How much does collaboration with other creatives and friends mean to your work? Do you focus solely on music, or are any other creative mediums included in your practice?

I wrote all the music for Neuro Placid by myself which is very different to my first and only project before this. In my old band Blacksanta we use to write everything together. I learnt a lot that way. When the band split I didn’t feel completely lost because I was already working on Neuro Placid by that time. The songs didn’t fully come to life until I met Jak Colley. We would record nearly every week for a year while learning each others creative language. It would take a long time to record a song back then. Two years later we can record a whole song in one day now. He also organised a lot of the arrangement with ad-libs and what you’d call “ear candy”.

What’s all this about goth girls?

My personal life can be chaotic. I seem to always fail with personal relationships. It can be a pretty dark thing to think about. I like to take the edge off of that with a sense of humour. My friends would make jokes about me liking goth girls so I thought I’d just carry the joke on.

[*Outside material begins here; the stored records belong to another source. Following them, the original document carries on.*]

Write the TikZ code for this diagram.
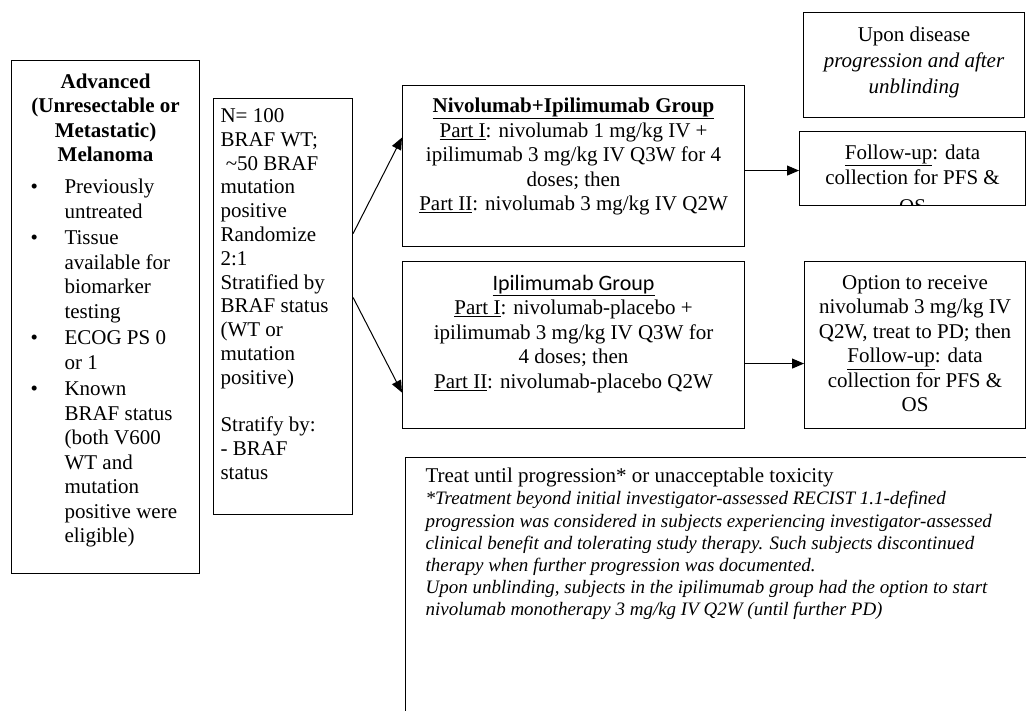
\documentclass[tikz,border=0pt]{standalone}
\usepackage{fontspec}
\setmainfont{Liberation Serif}
\newfontfamily\calibri{Carlito}
\usetikzlibrary{arrows.meta}

% top-aligned text in a box of fixed size: width, height, top gap, text
\newcommand{\boxtext}[4]{\parbox[c][#2][t]{#1}{\vspace*{#3}#4}}
\newcommand{\bul}{\noindent\llap{\textbullet\hspace{26.6pt}}}

\tikzset{
    box/.style={draw, line width=1.1pt, inner sep=0pt, anchor=north west},
    arr/.style={-{Triangle[length=12pt, width=10pt]}, line width=1pt}
}

\begin{document}
\begin{tikzpicture}[x=1pt, y=-1pt, every node/.style={font=\fontsize{21}{24.5}\selectfont}]
    \clip (0,0) rectangle (1026,710);

    \node[box] (pop) at (11,60) {\boxtext{188pt}{513pt}{13pt}{%
        {\centering\bfseries Advanced\\ (Unresectable or\\ Metastatic)\\ Melanoma\par}
        \vspace{5.5pt}
        {\raggedright\leftskip=53pt \parskip=2pt
        \bul Previously\\ untreated\par
        \bul Tissue\\ available for\\ biomarker\\ testing\par
        \bul ECOG PS 0\\ or 1\par
        \bul Known\\ BRAF status\\ (both V600\\ WT and\\ mutation\\ positive were\\ eligible)\par}}};

    \node[box] (rand) at (213,98) {\boxtext{139pt}{416pt}{10pt}{%
        \raggedright\leftskip=7pt \fontsize{21}{23.8}\selectfont
        N= 100\\ BRAF WT;\\ \ \textasciitilde50 BRAF\\ mutation\\ positive\\ Randomize\\ 2:1\\
        Stratified by\\ BRAF status\\ (WT or\\ mutation\\ positive)\\[23.8pt]
        Stratify by:\\ - BRAF\\ status\par}};

    \node[box] (combo) at (402,85) {\boxtext{342pt}{161pt}{12.5pt}{%
        \centering \underline{\textbf{Nivolumab+Ipilimumab Group}}\\
        \underline{Part I}: nivolumab 1 mg/kg IV +\\
        ipilimumab 3 mg/kg IV Q3W for 4\\ doses; then\\
        \underline{Part II}: nivolumab 3 mg/kg IV Q2W\par}};

    \node[box] (ipi) at (402,261) {\boxtext{342pt}{167pt}{13.5pt}{%
        \centering {\calibri\fontsize{22}{24.5}\selectfont\underline{Ipilimumab Group}}\\
        \underline{Part I}: nivolumab-placebo +\\
        ipilimumab 3 mg/kg IV Q3W for\\ 4 doses; then\\
        \underline{Part II}: nivolumab-placebo Q2W\par}};

    \node[box] (upon) at (803,12) {\boxtext{221pt}{105pt}{14.5pt}{%
        \centering \fontsize{21}{26}\selectfont
        Upon disease\\ \textit{progression and after}\\ \textit{unblinding}\par}};

    \begin{scope}
        \clip (798,130) rectangle (1026,205.6);
        \node[box] (fu1) at (799,131) {\boxtext{226pt}{74pt}{13.5pt}{%
            \centering \underline{Follow-up}: data\\ collection for PFS \&\\[5pt] OS\par}};
    \end{scope}

    \node[box] (opt) at (804,261) {\boxtext{221pt}{167pt}{14pt}{%
        \centering Option to receive\\ nivolumab 3 mg/kg IV\\ Q2W, treat to PD; then\\
        \underline{Follow-up}: data\\ collection for PFS \&\\ OS\par}};

    \node[box] (note) at (405,457) {\boxtext{660pt}{300pt}{10.5pt}{%
        \raggedright\leftskip=20pt \fontsize{21}{22.2}\selectfont
        Treat until progression* or unacceptable toxicity\\
        \itshape\fontsize{19}{22.2}\selectfont
        *Treatment beyond initial investigator-assessed RECIST 1.1-defined\\
        progression was considered in subjects experiencing investigator-assessed\\
        clinical benefit and tolerating study therapy. Such subjects discontinued\\
        therapy when further progression was documented.\\
        Upon unblinding, subjects in the ipilimumab group had the option to start\\
        nivolumab monotherapy 3 mg/kg IV Q2W (until further PD)\par}};

    \draw[arr] ([yshift=73pt]rand.east) -- ([yshift=28.5pt]combo.west);
    \draw[arr] ([yshift=9pt]rand.east) -- ([yshift=-47.5pt]ipi.west);
    \draw[arr] ([yshift=-4.5pt]combo.east) -- ([yshift=-2pt]fu1.west);
    \draw[arr] ([yshift=-18.5pt]ipi.east) -- ([yshift=-18.5pt]opt.west);
\end{tikzpicture}
\end{document}
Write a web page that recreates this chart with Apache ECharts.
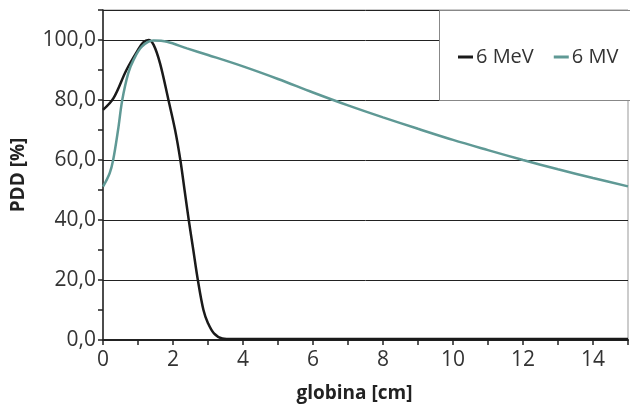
<!DOCTYPE html>
<html><head><meta charset="utf-8">
<script src="https://cdn.jsdelivr.net/npm/echarts@6/dist/echarts.min.js"></script>
<style>html,body{margin:0;padding:0;background:#fff}#c{width:630px;height:406px}</style>
</head><body><div id="c"></div>
<script>
var meDepth = [0, 0.3, 0.67, 1.0, 1.15, 1.3, 1.45, 1.63, 1.87, 2.06, 2.21, 2.33, 2.45, 2.58, 2.71, 2.87, 3.0, 3.17, 3.41, 3.7, 5, 15];
var meDose  = [76.7, 80.6, 90, 96.7, 99.2, 100, 98.3, 92.2, 80, 70, 60, 50, 40, 30, 20, 10, 5.6, 2.2, 0.5, 0.3, 0.3, 0.3];
var mvDepth = [0, 0.19, 0.29, 0.43, 0.55, 0.72, 0.87, 1.11, 1.44, 1.83, 2.4, 3, 4, 5, 6, 7, 8, 9, 10, 11, 12, 13, 14, 15];
var mvDose  = [51.1, 55.6, 60, 70, 80, 88.9, 93.3, 97.8, 99.8, 99.4, 97.2, 95, 91.2, 87, 82.5, 78.2, 74.2, 70.4, 66.7, 63.3, 60, 56.9, 54, 51.2];
var seriesNames = ['6 MeV', '6 MV'];
var xTitle = 'globina [cm]';
var yTitle = 'PDD [%]';

function pairs(xs, ys){ return xs.map(function(x,i){ return [x, ys[i]]; }); }
var FONT = 'Open Sans';
var chart = echarts.init(document.getElementById('c'));
chart.setOption({
  animation: false,
  textStyle: {fontFamily: FONT},
  grid: {left: 103, right: 2, top: 10, bottom: 66, containLabel: false, outerBoundsMode: 'none',
    show: true, borderColor: '#999', borderWidth: 1, backgroundColor: 'transparent'},
  xAxis: {
    type: 'value', min: 0, max: 15, interval: 2,
    name: xTitle, nameLocation: 'middle', nameGap: 44,
    nameTextStyle: {fontFamily: FONT, fontSize: 19, fontWeight: 'bold', color: '#222', padding: [0, 22, 0, 0]},
    axisLine: {onZero: false, lineStyle: {color: '#222', width: 2}},
    axisTick: {show: true, length: 5, lineStyle: {color: '#222', width: 1.5}},
    minorTick: {show: true, splitNumber: 2, length: 5, lineStyle: {color: '#222', width: 1.5}},
    axisLabel: {fontFamily: FONT, fontSize: 21, color: '#333', margin: 10, showMaxLabel: false},
    splitLine: {show: false}
  },
  yAxis: {
    type: 'value', min: 0, max: 110, interval: 20,
    name: yTitle, nameLocation: 'middle', nameGap: 75, nameRotate: 90,
    nameTextStyle: {fontFamily: FONT, fontSize: 19, fontWeight: 'bold', color: '#222'},
    axisLine: {show: true, lineStyle: {color: '#222', width: 1.5}},
    axisTick: {show: true, length: 5, lineStyle: {color: '#222', width: 1.5}},
    minorTick: {show: true, splitNumber: 2, length: 5, lineStyle: {color: '#222', width: 1.5}},
    axisLabel: {fontFamily: FONT, fontSize: 21, color: '#333', margin: 7, showMaxLabel: false,
      formatter: function(v){ return v.toFixed(1).replace('.', ','); }},
    splitLine: {show: true, lineStyle: {color: '#222', width: 1}}
  },
  graphic: [{
    type: 'rect', left: 439, top: 10, z: 50,
    shape: {width: 200, height: 90},
    style: {fill: '#fff', stroke: '#888', lineWidth: 1}
  }],
  legend: {
    left: 453, top: 42, z: 60, itemGap: 20,
    icon: 'rect', itemWidth: 15, itemHeight: 3,
    textStyle: {fontFamily: FONT, fontSize: 20, color: '#333', padding: [0,0,0,-2]},
    data: seriesNames
  },
  series: [
    {name: seriesNames[0], type: 'line', data: pairs(meDepth, meDose), smooth: 0.35,
      showSymbol: false, color: '#1a1a1a', lineStyle: {width: 2.5}},
    {name: seriesNames[1], type: 'line', data: pairs(mvDepth, mvDose), smooth: 0.35,
      showSymbol: false, color: '#5f9995', lineStyle: {width: 2.5}}
  ]
});
</script></body></html>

I think also pretending that I have a specific type takes away power from evil ex’s. It’s like me saying “you weren’t the one. You’re just another one” it’s petty. But that’s Neuro.

What do we have to look forward to with Neuro Placid for the rest of 2023?

I want to establish myself better online in 2023 with more released music. Hopefully an EP. More music videos. I’ve done hundreds of gigs last year. It’s time to release good shit.